The original shape of the building remained discernable. It was not like a corpse whose fragments had been mercifully scattered; it was like a corpse hacked to pieces and reassembled.
Ayn Rand, The Fountainhead (1943), pp. 385-6.
Is anyone reading Frascari's Monsters of Architecture these days?
Are monsters merely crazy, mixed-up reenactments?


2007.11.29 19:19
Does research kill architectural creativity?
I would never say that reenactment is duplication.

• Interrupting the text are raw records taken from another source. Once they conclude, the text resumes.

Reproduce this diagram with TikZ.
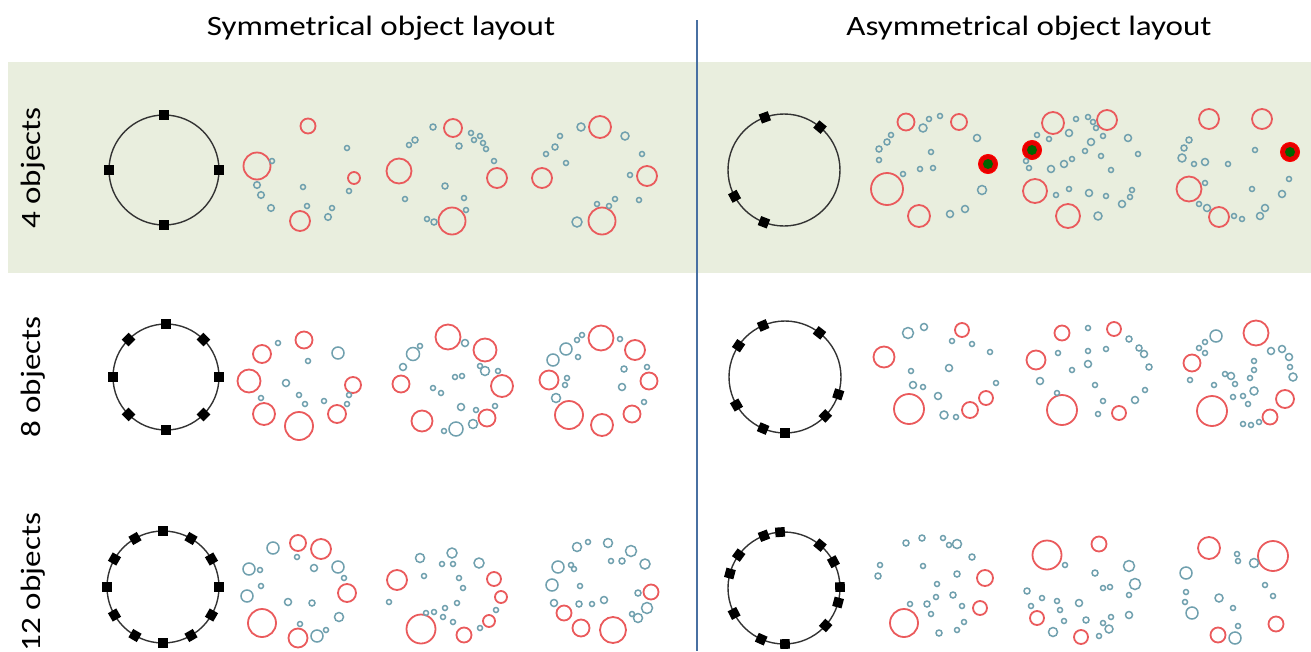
\documentclass[tikz,border=0pt]{standalone}
\usepackage{fontspec}
\setmainfont{Carlito}
\definecolor{bandgreen}{RGB}{233,238,222}
\definecolor{objred}{RGB}{234,90,92}
\definecolor{objblue}{RGB}{112,160,174}
\definecolor{divblue}{RGB}{72,112,162}
\definecolor{hitgreen}{RGB}{0,100,0}
\begin{document}
\begin{tikzpicture}[x=1pt, y=-1pt,
	title/.style={font=\fontsize{28}{34}\selectfont, anchor=base, inner sep=0pt},
	rowlabel/.style={font=\fontsize{28}{34}\selectfont, rotate=90, anchor=base, inner sep=0pt},
	redobj/.style={draw=objred, line width=1.8pt},
	blueobj/.style={draw=objblue, line width=1.5pt},
	ring/.style={draw=black!80, line width=1.4pt},
	target/.style={fill=red!90!black, draw=red, line width=1pt},
	]

\useasboundingbox (0,0) rectangle (1311,651);

% Create the background and titles
\fill[bandgreen] (8,62) rectangle (1311,273);
\draw[divblue, line width=1.2pt] (697,20) -- (697,651);

\node[title] (symtitle) at (381,35) {\scalebox{1.18}[1]{Symmetrical object layout}};
\node[title] (asymtitle) at (1029,35) {\scalebox{1.18}[1]{Asymmetrical object layout}};

\node[rowlabel] (lab4) at (40,168) {\scalebox{1.18}[1]{4 objects}};
\node[rowlabel] (lab8) at (40,377) {\scalebox{1.18}[1]{8 objects}};
\node[rowlabel] (lab12) at (40,582) {\scalebox{1.18}[1]{12 objects}};

% Object layouts
\foreach \cx/\cy/\rr/\angs in {
	164/170/55/{0,90,180,270},
	166/377/53/{0,45,90,135,180,225,270,315},
	163/587/56/{0,30,60,90,120,150,180,210,240,270,300,330},
	784/170/56/{110,50,208,249},
	785/377/56/{113,146,52,342,316,210,247,270},
	784/588/56/{111,94,144,165,50,28,1,345,318,207,246,271}} {
	\draw[ring] (\cx,\cy) circle [radius=\rr pt];
	\foreach \a in \angs
		\fill[black, shift={(\cx,\cy)}, rotate=\a, xshift=\rr pt] (-4.8pt,-4.8pt) rectangle (4.8pt,4.8pt);
}

% Red objects
\foreach \cx/\cy/\r in {
	308/126/7.5, 257/166/13.5, 354/178/6, 300/221/10,
	453/128/9, 399/171/12.5, 497/178/10, 452/221/13.5,
	600/127/11, 542/178/10, 647/176/10, 602/221/13.5,
	906/122/8.5, 959/122/8, 887/189/16, 919/216/11,
	1053/123/11, 1107/120/10, 1035/191/12, 1068/216/12,
	1209/119/10, 1262/119/10, 1189/189/12.5, 1219/217/10,
	304/340/8.5, 262/354/9, 249/381/11.5, 353/385/8, 264/414/11, 337/414/9, 299/426/14,
	448/337/12.5, 485/350/11.5, 401/384/8.5, 502/386/11, 422/421/10.5, 487/418/8.5,
	601/338/12.5, 635/350/10, 549/380/9.5, 649/381/8.5, 569/415/14, 602/425/11, 632/414/8.5,
	962/330/7, 884/357/10.5, 909/409/15, 970/410/8, 986/398/7,
	1062/333/7.5, 1114/329/7, 1036/360/9.5, 1062/410/15, 1119/413/7,
	1256/333/12.5, 1192/363/8.5, 1285/399/9, 1270/417/7.5, 1212/411/15,
	298/543/8, 321/549/10, 347/593/9, 262/623/14, 298/638/9.5,
	397/580/10, 421/629/14.5, 494/579/7, 501/597/6, 489/621/6, 464/635/7.5,
	651/592/7.5, 564/613/7.5, 581/628/8.5, 613/630/13,
	985/578/8, 980/608/7, 904/623/14,
	1047/555/14.5, 1099/544/7.5, 1037/618/7, 1081/637/7,
	1209/548/11, 1273/556/15, 1276/624/7.5, 1218/635/7.5}
	\draw[redobj] (\cx,\cy) circle [radius=\r pt];

% Target objects
\foreach \cx/\cy in {988/164, 1032/150, 1290/152} {
	\fill[target] (\cx,\cy) circle [radius=9.5pt];
	\fill[hitgreen] (\cx,\cy) circle [radius=5pt];
}

% Blue objects
\foreach \cx/\cy/\r in {
	272/161/2.5, 257/185/3.3, 261/195/3.3, 271/208/3.3, 303/187/2.5, 307/206/2.5, 328/217/3.3, 332/208/2.5, 349/191/2.5, 347/148/2.5,
	433/127/3, 415/140/3, 409/145/2.5, 459/146/3, 471/133/2.5, 474/140/2.5, 480/136/2.5, 483/143/2.5, 486/149/2.5, 494/161/2.5, 445/186/3, 405/199/2.5, 464/198/2.5, 466/210/2.5, 427/219/2.5, 434/222/3,
	581/127/4, 625/136/4, 560/136/2.5, 555/147/3, 546/154/2.5, 566/163/2.5, 642/154/2.5, 630/175/2.5, 639/200/2.5, 615/199/2.5, 609/206/2.5, 597/204/2.5, 577/222/5,
	929/119/2.5, 940/116/2.5, 923/128/4, 891/135/2.5, 887/142/3, 879/149/3, 879/160/2.5, 931/152/2.5, 920/169/2.5, 933/168/2.5, 903/174/2.5, 977/138/3.5, 982/190/4.5, 965/209/3.5, 950/214/3.5,
	1076/119/2.5, 1088/117/2.5, 1093/122/2.5, 1096/128/2.5, 1069/133/3.5, 1037/135/2.5, 1049/139/2.5, 1103/136/2.5, 1091/142/3.5, 1128/138/3.5, 1085/151/2.5, 1101/156/2.5, 1138/154/2.5, 1072/159/2.5, 1064/164/3.5, 1026/161/2.5, 1029/168/2.5, 1051/169/3.5, 1111/170/2.5, 1069/189/2.5, 1056/195/2.5, 1089/193/3.5, 1106/196/2.5, 1132/190/2.5, 1130/197/2.5, 1122/204/3.5, 1098/216/4,
	1189/140/3, 1184/148/3, 1182/158/4, 1194/164/2.5, 1205/162/3.5, 1228/164/2.5, 1255/150/2.5, 1205/183/2.5, 1252/189/2.5, 1289/179/2.5, 1282/194/3.5, 1199/204/2.5, 1207/208/3.5, 1234/216/2.5, 1242/219/2.5, 1260/216/3.5, 1265/208/3.5,
	278/343/2.5, 308/361/2.5, 338/353/6, 286/383/3.5, 261/398/2.5, 299/395/2.5, 305/404/2.5, 324/401/2.5, 349/395/2.5, 347/404/2.5,
	465/343/3.5, 413/354/6.5, 420/346/2.5, 403/367/3.5, 455/377/2.5, 462/376/2.5, 480/366/2.5, 485/371/4.5, 498/371/2.5, 433/388/2.5, 441/393/2.5, 461/407/3.5, 476/410/2.5, 495/406/2.5, 473/424/4.5, 456/429/7, 444/431/2.5,
	582/335/2.5, 577/340/2.5, 566/349/6, 553/360/6, 578/357/2.5, 620/339/2.5, 624/369/3, 647/367/2.5, 567/378/2.5, 565/385/2.5, 622/387/3.5, 556/398/4.5, 644/402/2.5,
	908/333/5.5, 924/327/3.5, 952/341/2.5, 972/344/2.5, 990/352/2.5, 911/371/2.5, 949/368/3.5, 913/385/3.5, 923/387/2.5, 938/396/3.5, 996/383/2.5, 944/415/4, 956/417/2.5,
	1088/328/2.5, 1129/339/3, 1106/349/2.5, 1088/351/2.5, 1058/353/2.5, 1139/348/3, 1144/354/3.5, 1149/367/3, 1088/364/3.5, 1072/370/2.5, 1040/381/3.5, 1095/385/2.5, 1057/393/2.5, 1145/390/2.5, 1135/400/3.5, 1103/401/2.5, 1098/414/2.5,
	1216/336/6, 1205/342/2.5, 1199/348/2.5, 1205/353/2.5, 1271/351/3.5, 1282/349/3.5, 1289/357/3.5, 1254/361/2.5, 1290/367/2.5, 1293/377/4, 1254/370/2.5, 1225/374/2.5, 1231/376/3.5, 1250/378/2.5, 1190/380/2.5, 1214/385/2.5, 1235/384/2.5, 1254/391/4, 1233/397/2.5, 1243/396/2.5, 1248/404/2.5, 1243/424/2.5, 1251/425/2.5, 1259/422/2.5,
	273/548/6, 297/557/2.5, 249/569/6, 260/570/2.5, 314/568/3.5, 338/567/6, 344/578/2.5, 261/586/2.5, 247/596/6, 288/602/3.5, 312/603/3, 339/617/4.5, 300/624/2.5, 326/630/2.5, 317/636/6,
	420/558/4.5, 452/553/5, 479/563/5, 442/564/2.5, 453/564/2.5, 424/576/2.5, 459/578/2.5, 463/588/2.5, 389/602/2.5, 445/608/2.5, 457/603/2.5, 426/613/2.5, 434/612/2.5, 443/617/2.5, 453/622/2.5, 496/610/2.5, 480/628/2.5,
	577/547/4.5, 588/542/2.5, 608/543/4.5, 631/551/5.5, 611/561/2.5, 622/561/3, 645/564/5, 558/567/6, 571/565/2.5, 574/569/2.5, 552/585/6, 580/586/2.5, 638/593/3, 554/603/3.5, 579/604/3, 592/604/2.5, 604/600/3.5, 647/608/5.5, 632/614/2.5, 638/618/4.5,
	906/543/3, 922/538/3, 943/538/2.5, 949/545/2.5, 957/544/4.5, 972/557/3, 880/565/2.5, 878/576/3, 923/566/2.5, 957/574/3, 937/584/2.5, 953/595/3, 936/597/2.5, 927/604/3, 910/604/2.5, 962/606/2.5, 931/614/2.5, 964/622/2.5, 957/630/2.5, 939/633/3,
	1065/565/2.5, 1095/573/3, 1129/566/5.5, 1135/584/5.5, 1103/588/2.5, 1110/587/2.5, 1129/595/2.5, 1027/591/3, 1042/598/2.5, 1057/601/2.5, 1079/603/3.5, 1031/606/2.5, 1060/610/2.5, 1064/621/2.5, 1086/620/3, 1111/617/2.5, 1129/615/3.5, 1103/623/2.5, 1109/629/4, 1053/632/4.5, 1099/636/2.5,
	1237/554/2.5, 1238/561/2.5, 1254/563/4.5, 1186/573/6, 1265/585/2.5, 1273/596/2.5, 1186/592/2.5, 1185/602/2.5, 1219/598/4, 1233/608/2.5, 1192/613/6, 1238/626/2.5, 1235/638/6}
	\draw[blueobj] (\cx,\cy) circle [radius=\r pt];

\end{tikzpicture}
\end{document}
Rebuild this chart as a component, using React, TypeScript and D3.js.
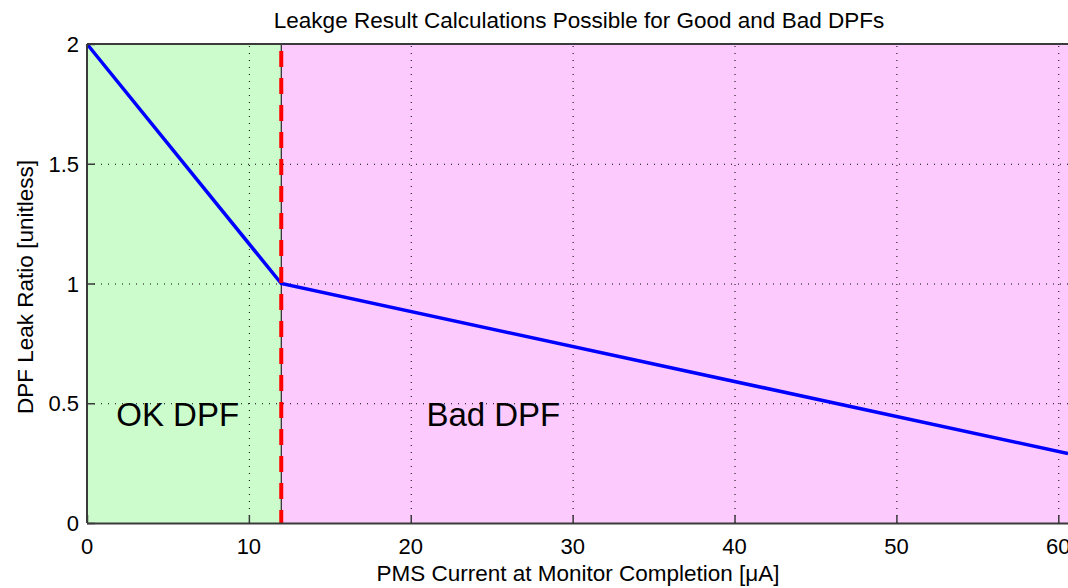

Reenactment is a process that just happens to underlie a lot of creative operations.
In architecture, the notion of walls, floors, doors, windows, etc. are constantly reenacted, but not necessarily duplicated.


2008.07.05 10:27
Can you say canonical?
...read the 'Introduction' and be aware of Eisenman's ongoing oppositional reenactment of Colin Rowe's analytical method (which ultimately reaches farce in the analysis of the 10th canonical building).
One could almost describe Eisenman's whole architectural design career as one oppositional reenactment after another, finally punctuated with bursts of intense originality (like the Max Reinhardt Haus, Haus Immendorf and the Staten Island Institute of Arts and Sciences).


2008.10.20
Architecture in Critical Condition, continued
"Eternal Wrest" will have to do with reenacting with a twist as a constant generator of originality.